I resisted the notion of a newsletter for a long time. Mostly because I was uncertain. Aside from my memoir, what could I say? What value could I offer to potential readers? What would they want from me?

But I was looking at it the wrong way around.

I had bought into a rethinking of platform. I didn’t want to be the proclaimer, the herald, the shouter. I wanted to share not only my ideas but the ideas of my readers as well. As my friends Allison and Ashleigh have christened it, I wanted a bridge.

But I was still stuck.

Where would the sharing begin? And how?

The Magazine Cover

It turns out there was an exercise, one that Allison had recommended months and months ago, in fact, that would help. And just like that other bit of excellent Allisonian advice—to print out and retype my WIP—I resisted. I thought it was silly. Pointless, even.

The exercise?

Imagine your life as a magazine. Think Oprah’s O but without the awful Dr. Phil and Dr. Oz business. Imagine next what that magazine’s cover would look like. A photo of you, sure. But what about the articles? The things you love to talk about or write about?
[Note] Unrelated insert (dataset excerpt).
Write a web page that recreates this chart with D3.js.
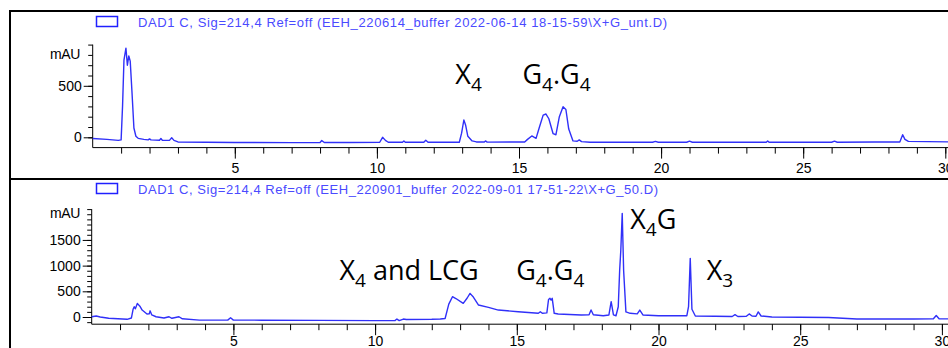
<!DOCTYPE html>
<html>
<head>
<meta charset="utf-8">
<script src="https://cdn.jsdelivr.net/npm/d3@7"></script>
<style>
  body { margin: 0; background: #fff; }
  svg { display: block; }
  .tick-label { font-family: Arial, "Liberation Sans", sans-serif; font-size: 14px; fill: #000; }
  .header { font-family: Arial, "Liberation Sans", sans-serif; font-size: 13px; fill: #4a4aff; }
  .peak-label { font-family: "Open Sans", Lato, sans-serif; font-size: 27px; fill: #000; }
</style>
</head>
<body>
<script>
const width = 948;
const height = 348;

// chromatogram 1 (untreated) - retention time (min) and absorbance (mAU)
const topTime = [0, 0.5, 0.9, 1.0, 1.05, 1.1, 1.17, 1.22, 1.27, 1.32, 1.38, 1.45, 1.52, 1.6, 1.8, 1.95, 2.0, 2.05,
  2.35, 2.4, 2.45, 2.7, 2.78, 2.86, 3.0, 5.0, 7.0, 8.0, 8.06, 8.15, 9.0, 10.1, 10.2, 10.3, 10.4, 10.9, 10.95, 11.0,
  11.65, 11.72, 11.8, 12.9, 12.98, 13.06, 13.12, 13.2, 13.35, 13.5, 13.78, 13.82, 13.88, 15.2, 15.3, 15.45, 15.6,
  15.72, 15.85, 15.95, 16.05, 16.2, 16.3, 16.42, 16.55, 16.65, 16.75, 16.9, 17.05, 17.12, 17.2, 17.5, 19.7, 19.8,
  19.9, 20.9, 21.0, 21.1, 23.7, 23.75, 23.8, 26.0, 26.1, 26.2, 27.5, 28.4, 28.5, 28.58, 28.7, 31.0];
const topMAU = [-12, -20, -30, -25, 300, 750, 865, 700, 790, 740, 450, 90, 10, -10, -20, -25, -15, -25,
  -28, -12, -28, -30, -5, -30, -45, -50, -52, -50, -32, -50, -50, -48, 0, -30, -48, -48, -35, -48,
  -48, -28, -48, -48, 40, 168, 120, 10, -35, -45, -45, -35, -47, -45, -20, 13, -10,
  100, 215, 226, 180, 35, 25, 200, 297, 270, 80, -35, -38, -25, -42, -48, -48, -40,
  -48, -48, -38, -48, -48, -35, -48, -48, -38, -48, -45, -45, 25, -20, -40, -48];

// chromatogram 2 (50 % treatment)
const bottomTime = [0, 0.16, 0.3, 0.6, 1.25, 1.4, 1.46, 1.5, 1.54, 1.61, 1.7, 1.78, 1.95, 2.03, 2.06, 2.12, 2.27,
  2.55, 2.73, 2.83, 3.08, 3.2, 3.8, 4.8, 4.9, 5.0, 6.0, 8.0, 10.0, 10.7, 10.77, 10.85, 10.95, 11.0, 11.1, 12.0,
  12.3, 12.47, 12.6, 12.73, 12.85, 13.11, 13.25, 13.35, 13.45, 13.65, 14.0, 14.35, 15.05, 15.76, 15.83, 15.9, 16.06,
  16.12, 16.17, 16.21, 16.25, 16.32, 16.46, 17.27, 17.55, 17.62, 17.7, 18.05, 18.25, 18.33, 18.41, 18.5, 18.58,
  18.63, 18.67, 18.72, 18.77, 18.85, 19.0, 19.25, 19.34, 19.45, 20.0, 21.0, 21.06, 21.12, 21.18, 21.3, 22.0, 22.6,
  22.7, 22.8, 23.1, 23.2, 23.3, 23.44, 23.52, 23.62, 24.0, 26.0, 27.0, 29.0, 29.7, 29.8, 29.9, 31.0];
const bottomMAU = [5, 20, 0, -25, -45, -20, 150, 200, 160, 265, 210, 135, 58, 60, 120, 40, 5,
  -20, 5, -25, 5, -35, -60, -60, -15, -60, -62, -65, -70, -70, -40, -70, -50, -40, -48, -45,
  -40, -30, 250, 395, 360, 265, 370, 460, 400, 233, 188, 135, 103, 72, 103, 72, 80,
  340, 364, 330, 364, 72, 58, 39, 45, 136, 45, 25, 40, 298, 40, 25, 200,
  914, 1300, 2017, 900, 100, 72, 60, 136, 40, 25, 25, 200, 1142, 150, 20, 15, 10,
  45, 10, 15, 60, 20, 15, 100, 20, 0, -10, -40, -40, -35, 30, -35, -40];

// y axis labels and peak annotations (text, subscripts, anchor time, anchor mAU)
const topYLabels = [0, 500];
const bottomYLabels = [0, 500, 1000, 1500];
const xLabels = [5, 10, 15, 20, 25, 30];
const topHeader = "DAD1 C, Sig=214,4 Ref=off (EEH_220614_buffer 2022-06-14 18-15-59\\X+G_unt.D)";
const bottomHeader = "DAD1 C, Sig=214,4 Ref=off (EEH_220901_buffer 2022-09-01 17-51-22\\X+G_50.D)";
const topPeaks = [
  { parts: [["X", 0], ["4", 1]], t: 12.76, v: 515 },
  { parts: [["G", 0], ["4", 1], [".G", 0], ["4", 1]], t: 15.12, v: 515 }
];
const bottomPeaks = [
  { parts: [["X", 0], ["4", 1], [" and LCG", 0]], t: 8.74, v: 720 },
  { parts: [["G", 0], ["4", 1], [".G", 0], ["4", 1]], t: 14.98, v: 720 },
  { parts: [["X", 0], ["4", 1], ["G", 0]], t: 19.0, v: 1706 },
  { parts: [["X", 0], ["3", 1]], t: 21.7, v: 720 }
];

const svg = d3.select("body").append("svg")
  .attr("width", width)
  .attr("height", height);

// panel frames
svg.append("rect").attr("x", 10).attr("y", 11).attr("width", 960).attr("height", 168)
  .attr("fill", "none").attr("stroke", "#000").attr("stroke-width", 2);
svg.append("rect").attr("x", 10).attr("y", 179).attr("width", 960).attr("height", 200)
  .attr("fill", "none").attr("stroke", "#000").attr("stroke-width", 2);

function drawPanel(cfg) {
  const x = d3.scaleLinear().domain([0, 30]).range(cfg.xRange);
  const y = d3.scaleLinear().domain(cfg.yDomain).range(cfg.yRange);
  const g = svg.append("g");

  // legend + header
  g.append("rect").attr("x", 96.5).attr("y", cfg.headerY - 10.5).attr("width", 21).attr("height", 10)
    .attr("fill", "none").attr("stroke", "#2020ff").attr("stroke-width", 1.5);
  g.append("text").attr("class", "header").attr("x", 138).attr("y", cfg.headerY)
    .attr("textLength", cfg.headerLen).attr("lengthAdjust", "spacing")
    .text(cfg.header);

  // y axis
  const yMinor = d3.range(cfg.yTickStart, cfg.yDomain[1] + 1, 100);
  g.append("g")
    .attr("transform", `translate(${cfg.xRange[0]},0)`)
    .call(d3.axisLeft(y).tickValues(yMinor).tickFormat("")
      .tickSizeInner(4.5).tickSizeOuter(0))
    .call(a => a.select(".domain").attr("d", `M0,${y.range()[0]}V${y.range()[1]}`));
  const ya = g.append("g")
    .attr("transform", `translate(${cfg.xRange[0]},0)`)
    .call(d3.axisLeft(y).tickValues(cfg.yLabels).tickFormat(d3.format("d"))
      .tickSize(9).tickPadding(2).tickSizeOuter(0));
  ya.select(".domain").remove();
  ya.selectAll("text").attr("class", "tick-label").attr("font-size", null).attr("font-family", null);
  g.append("text").attr("class", "tick-label").attr("x", 80).attr("y", y(cfg.mauAt) + 4)
    .attr("text-anchor", "end").attr("font-size", 12).attr("letter-spacing", -0.4).text("mAU");

  // x axis
  const xa = g.append("g")
    .attr("transform", `translate(0,${y.range()[0]})`)
    .call(d3.axisBottom(x).tickValues(d3.range(1, 31)).tickFormat("").tickSizeInner(6).tickSizeOuter(0));
  xa.select(".domain").attr("d", `M${cfg.xRange[0]},0H${width + 20}`);
  const xl = g.append("g")
    .attr("transform", `translate(0,${y.range()[0]})`)
    .call(d3.axisBottom(x).tickValues(xLabels).tickSize(11).tickPadding(cfg.xPad));
  xl.select(".domain").remove();
  xl.selectAll("text").attr("class", "tick-label").attr("font-size", null).attr("font-family", null);
  svg.selectAll(".tick line").attr("stroke", "#000");

  // trace
  const line = d3.line().x(d => x(d[0])).y(d => y(d[1]));
  g.append("path")
    .datum(d3.zip(cfg.time, cfg.mau))
    .attr("d", line)
    .attr("fill", "none")
    .attr("stroke", "#3030f8")
    .attr("stroke-width", 1.4)
    .attr("stroke-linejoin", "round");

  // peak annotations
  cfg.peaks.forEach(p => {
    const t = g.append("text").attr("class", "peak-label")
      .attr("x", x(p.t)).attr("y", y(p.v));
    let low = false;
    p.parts.forEach(([s, sub]) => {
      const ts = t.append("tspan").text(s);
      if (sub) { ts.attr("font-size", 19).attr("dy", low ? 0 : 7); low = true; }
      else if (low) { ts.attr("dy", -7); low = false; }
    });
  });
}

drawPanel({
  xRange: [92.7, 945.3],
  yDomain: [-100, 900],
  yRange: [147.6, 44.6],
  yTickStart: 0,
  yLabels: topYLabels,
  mauAt: 800,
  time: topTime,
  mau: topMAU,
  header: topHeader,
  headerY: 27,
  headerLen: 529,
  xPad: 4,
  peaks: topPeaks
});

drawPanel({
  xRange: [91.7, 941.9],
  yDomain: [-140, 2100],
  yRange: [324.2, 209.1],
  yTickStart: -100,
  yLabels: bottomYLabels,
  mauAt: 2000,
  time: bottomTime,
  mau: bottomMAU,
  header: bottomHeader,
  headerY: 194,
  headerLen: 520,
  xPad: 1,
  peaks: bottomPeaks
});
</script>
</body>
</html>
And when I finally stopped finding excuses and did the magazine cover exercise, look what came of it.

A mockup of a magazine cover. Atop a photo of me, the title reads: I am Brian Watson. The title of my WIP, Crying in a Foreign Language, is at lower right. And my passion buckets appear as article titles at left: Queer: Identity and Authenticity; Flowers, Flowers, Flowers; Japan Lives Here; Typography and Design; Getting Better, Together.
My answer to the magazine cover challenge.

Then What

I began to understand what my bridge might look like because I was beginning to understand my passions. The things that make me light up when I talk about them.

I had the what and the why down. But one question remained.

How to share?

I asked that question to my friend Leanne, who was just beginning her newsletter journey. Her answer was spot on: Whatever you do, let your personality come through. Make it short and make it funny.

And so my newsletter took flight. The second issue just landed in people’s email inboxes a few days ago and I’m looking forward to writing the third issue. Either about the Great Fart Battle or about traditional Japanese color names (rat gray, for example, or wet wings). Or maybe, better yet, about the unofficial holiday that falls on April 4 in Japan.